Third, we congratulate a security sector interagency team that used old-fashioned detective work to identify and raid pharmacies who were selling donated medicines. Just this weekend, the joint security team in Karnplay prevented a suspect from smuggling stolen pharmaceutical drugs into Cote d’Ivoire. Medicines purchased and donated by USAID and other international partners so that they could be given free of charge to those in need, were instead being sold by heartless, greedy pharmacists to make easy money. Like the expression “stealing candy from a baby”, these criminals were stealing donated medicine from the poorest Liberians – mostly children – to make a profit! It would be a lie to call this a victimless crime; I can tell you with no exaggeration that Liberians without resources have died unnecessarily over the past years because they were denied access to donated medicines. These pharmaceutical products belong to the poor, and they have a right to receive them free of charge. Let short-sighted, heartless thieves understand – the police are on to you, and they will hunt you down! Prosecutors are eagerly awaiting the opportunity to arrest you, put you on trial, and get you behind bars.
Additionally, in the case of the appalling alleged kickback scheme of health funding for the people of Margibi County, caught on tape and courageously revealed by Liberia’s thriving Fourth Estate, I want to reiterate that we support Minister Jallah’s recommendation that Margibi County Health Officials be prosecuted by the LACC to the fullest extent of the law. We look forward to seeing those prosecutions to a successful end, which will then allow us to resume reimbursing legitimate expenses at the county level in Margibi, per our $55 million dollar Government-to-Government Health assistance program.
In my most recent press release, I expressed a deep concern for this sort of corruption—which exists at all levels, regardless of political affiliation. My statements echo President Biden’s National Security Strategy, which recognizes that “when government officials abuse public power for private gain, it degrades the business environment, subverts economic opportunity, and exacerbates inequality. [This] corruption also contributes to reduced public trust in state institutions, which in turn can add to the appeal of illiberal actors who exploit popular grievances for political advantage.” Let me be clear; the blatant theft of government funds by public servants at the highest levels is not just unethical – it is a betrayal.
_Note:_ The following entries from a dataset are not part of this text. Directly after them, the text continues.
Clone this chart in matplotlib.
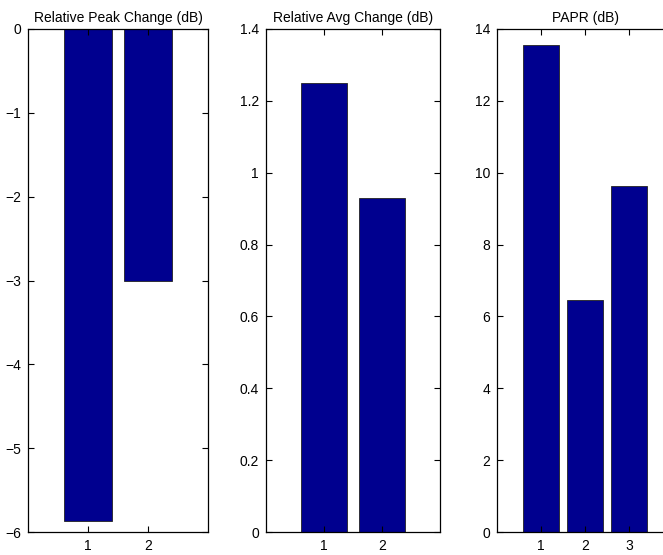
import numpy as np
import matplotlib
matplotlib.use('Agg')
import matplotlib.pyplot as plt

plt.rcParams['font.family'] = ['Liberation Sans', 'DejaVu Sans']

# data
peak_change = [-5.87, -3.0]
avg_change = [1.25, 0.93]
papr = [13.55, 6.45, 9.62]

titles = ['Relative Peak Change (dB)', 'Relative Avg Change (dB)', 'PAPR (dB)']
series = [peak_change, avg_change, papr]
ylims = [(-6, 0), (0, 1.4), (0, 14)]
yticks = [np.arange(-6, 1, 1), np.arange(0, 1.41, 0.2), np.arange(0, 15, 2)]

W, H = 663, 555
# axes boxes in pixels: left, top, right, bottom
boxes = [(28, 29, 208, 532), (266, 29, 440, 532), (497, 29, 673, 532)]

fig = plt.figure(figsize=(W / 100, H / 100), dpi=100)
navy = '#00008F'


def fmt(v):
    if abs(v) < 1e-9:
        return '0'
    s = '%g' % abs(v)
    return ('\u2212' + s) if v < 0 else s


for vals, title, yl, yt, (l, t, r, b) in zip(series, titles, ylims, yticks, boxes):
    ax = fig.add_axes([l / W, (H - b) / H, (r - l) / W, (b - t) / H])
    x = np.arange(1, len(vals) + 1)
    ax.bar(x, vals, width=0.8, color=navy, edgecolor='#222222', linewidth=0.6)
    ax.set_xlim(0, len(vals) + 1)
    ax.set_ylim(*yl)
    ax.set_xticks(x)
    ax.set_yticks(yt)
    ax.set_yticklabels([fmt(v) for v in yt])
    ax.tick_params(direction='in', top=True, right=True, length=4, width=0.8,
                   labelsize=10, pad=5)
    for s in ax.spines.values():
        s.set_linewidth(0.9)
    ax.set_title(title, fontsize=10, pad=5)

fig.savefig('out.png', dpi=100)
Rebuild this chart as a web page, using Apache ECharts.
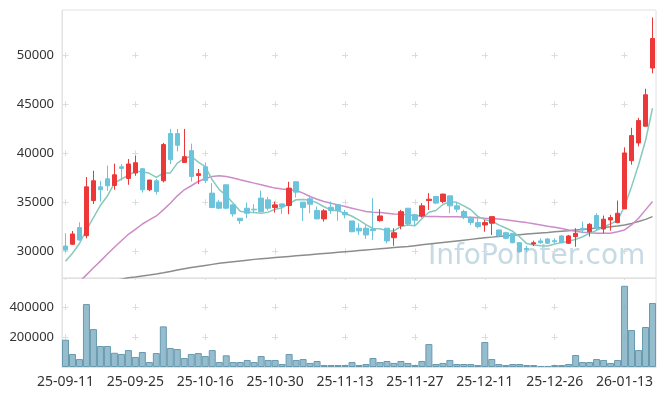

A betrayal of the oaths they took on assuming office, and a betrayal of international partners who take taxpayer revenues from their own country to help the people of a country in need.
As my tenure here in Liberia comes to a close, my concern for the Liberian people is undiminished. I look forward to seeing both civil society leaders and government officials stepping up to truly put the nation’s interests first. There lie the dreams of every patriotic Liberian!
Finally, on a bittersweet note, I’d like to announce that my term as U.S. Ambassador to Liberia is scheduled to end when I depart Monrovia mid-July, 2023. Just as previous U.S. Ambassadors before me, I have served the full term of my presidential appointment in Liberia, proudly representing President Biden and the United States people to the best of my ability. After I transition from the Embassy, Deputy Chief of Mission Joel Maybury will serve as Chargé d’Affaires until the arrival of his replacement Catherine Rodriguez, as we await Senate confirmation of our next ambassador. We are fortunate to have a deep bench of senior officers who are fully capable of running our operations in Liberia for as long as it takes, offering a smooth transition and maintaining those special bonds we have always treasured between Liberia and the United States.
Thank you and I look forward to your questions!